Bei Helicobacter pylori-Nachweis sollte tendenziell jede Infektion therapiert werden (die Leitlinien dazu werden gerade überarbeitet). Wahrscheinlich, so Ammer-Herrmenau, werde die 4-Fach-Kombination zur Erstlinien-Therapie für 10 bis 14 Tage empfohlen.

Der Nachweis von Helicobacter pylori ist eine Indikation, bei der PPI der 2. Generation (z.B. Esomeprazol) bessere Eradikationsraten zeigen als Pantoprazol und Omeprazol.

PPI zur Ulkus-Prophylaxe bei NSAR und Plättchenhemmung

Die chronische Einnahme von NSAR und die Plättchenhemmung bei Patienten mit erhöhtem Risiko für eine Gastrointestinal-Blutung sind ebenfalls Indikationen für eine PPI-Gabe.

Ein erhöhtes Risiko für eine GI-Blutung liegt ab einem Alter von 65 Jahren vor, bei Ulkus-Anamnese, einer Infektion mit Helicobacter pylori und wenn Kortison, Antikoagulanzien oder SSRI (selektive Serotonin-Reuptake-Inhibitoren) eingenommen werden.

Für den Einzelnen geringes Risiko, aber mit Nebenwirkungen assoziiert

„Auch wenn für den einzelnen Patienten ein geringes Risiko besteht – das Nebenwirkungspotenzial liegt bei ca. 1,5% –, ist die chronische Einnahme von PPI mit einer Reihe teils schwerwiegender Erkrankungen assoziiert“, so Ammer-Herrmenau.

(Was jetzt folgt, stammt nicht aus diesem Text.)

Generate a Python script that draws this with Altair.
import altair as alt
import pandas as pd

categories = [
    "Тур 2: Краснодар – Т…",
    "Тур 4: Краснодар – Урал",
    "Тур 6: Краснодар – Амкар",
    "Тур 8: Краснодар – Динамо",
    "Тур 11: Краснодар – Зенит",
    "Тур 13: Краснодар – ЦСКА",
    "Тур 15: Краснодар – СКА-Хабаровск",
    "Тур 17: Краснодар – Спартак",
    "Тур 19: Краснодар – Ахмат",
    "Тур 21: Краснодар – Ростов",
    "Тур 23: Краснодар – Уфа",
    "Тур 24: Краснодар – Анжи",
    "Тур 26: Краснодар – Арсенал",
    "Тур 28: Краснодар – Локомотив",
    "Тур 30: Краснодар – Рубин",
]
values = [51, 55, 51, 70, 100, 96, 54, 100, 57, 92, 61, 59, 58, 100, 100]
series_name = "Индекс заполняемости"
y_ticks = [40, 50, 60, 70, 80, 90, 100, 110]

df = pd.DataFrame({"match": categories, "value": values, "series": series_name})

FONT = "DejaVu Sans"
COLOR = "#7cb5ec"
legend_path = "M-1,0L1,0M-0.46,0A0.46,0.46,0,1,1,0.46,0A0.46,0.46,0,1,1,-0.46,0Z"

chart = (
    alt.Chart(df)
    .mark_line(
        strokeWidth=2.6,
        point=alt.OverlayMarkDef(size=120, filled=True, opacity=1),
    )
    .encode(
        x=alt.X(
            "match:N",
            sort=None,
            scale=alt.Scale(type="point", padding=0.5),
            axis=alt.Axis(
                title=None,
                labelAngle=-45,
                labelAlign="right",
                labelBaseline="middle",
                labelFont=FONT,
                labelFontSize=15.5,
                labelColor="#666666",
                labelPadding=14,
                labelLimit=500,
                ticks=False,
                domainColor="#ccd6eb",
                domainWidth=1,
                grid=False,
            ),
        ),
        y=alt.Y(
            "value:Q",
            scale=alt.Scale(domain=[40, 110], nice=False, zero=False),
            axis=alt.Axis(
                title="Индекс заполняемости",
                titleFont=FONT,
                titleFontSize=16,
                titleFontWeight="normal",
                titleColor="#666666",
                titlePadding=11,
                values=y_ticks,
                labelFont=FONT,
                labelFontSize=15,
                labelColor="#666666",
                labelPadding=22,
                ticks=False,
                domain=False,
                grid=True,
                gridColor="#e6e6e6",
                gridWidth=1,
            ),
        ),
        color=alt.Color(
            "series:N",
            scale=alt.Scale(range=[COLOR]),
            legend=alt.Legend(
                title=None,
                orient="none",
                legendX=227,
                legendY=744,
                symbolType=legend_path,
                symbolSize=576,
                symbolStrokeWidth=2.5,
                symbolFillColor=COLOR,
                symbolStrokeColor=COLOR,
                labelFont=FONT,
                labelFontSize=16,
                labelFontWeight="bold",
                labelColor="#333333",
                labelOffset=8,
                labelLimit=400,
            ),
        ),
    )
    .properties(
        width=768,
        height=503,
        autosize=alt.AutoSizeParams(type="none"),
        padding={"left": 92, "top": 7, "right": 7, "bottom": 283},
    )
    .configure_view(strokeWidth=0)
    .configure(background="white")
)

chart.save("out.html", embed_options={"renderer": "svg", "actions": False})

Bei älteren Menschen (>60 Jahre) wird die chronische Einnahme mit einer erhöhten Rate ambulant erworbener Pneumonien in Verbindung gebracht, in Metaanalysen zeigte sich aber keine Signifikanz.

PPI werden auch mit schwereren Verläufen von COVID-19 in Verbindung gebracht, wobei auch hier eine Kausalität noch nicht belegt werden konnte.

Reviews und Populationsstudien deuten auf ein relevantes Risiko für schwere kardiale Ereignisse (MACE) und Myokardinfarkte hin, in randomisiert-kontrollierten Studien zeigte sich aber keine Signifikanz, so Ammer-Herrmenau.

PPI verändern die Darmflora – eine PPI-Einnahme erhöht nicht nur das Risiko für eine Infektion, sondern auch das Rezidivrisiko. Wird bei einem Patienten C. difficile nachgewiesen, sollten PPI möglichst abgesetzt werden.

 
Liegt keine der genannten 3 großen Langzeit-Indikationen vor, sollten PPI abgesetzt werden. Dr. Christoph Ammer-Herrmenau
 

Mehrere Studien zeigen eine Assoziation zwischen der Einnahme von PPI und einem erhöhten Risiko für Osteoporose-bezogene Frakturen (OR 1,20–1,56). Das Risiko erhöht sich mit Einnahmedauer und steigender Dosis. Wahrscheinlich ist die Ursache für die Assoziation multifaktoriell: Diskutiert werden eine verminderte Absorption von Kalzium und Vitamin B12, ein sekundärer Hyperparathyreoidismus und eine Abnahme der Knochenmineraldichte.

„Liegt keine der genannten 3 großen Langzeit-Indikationen vor, sollten PPI abgesetzt werden“, sagte Ammer-Herrmenau und riet, gerade bei älteren Patienten zu prüfen, welche Medikamente eingenommen werden. Eine Studie aus 2020 zeigt, dass bei geriatrischen Patienten unter Polymedikation in den meisten Fällen (90%) mehr als 1 Medikament (im Schnitt 1,3 Medikamente) abgesetzt werden konnten. „Bei einem Viertel der erfassten Patienten konnte so auf das PPI verzichtet werden“, berichtete Ammer-Herrmenau.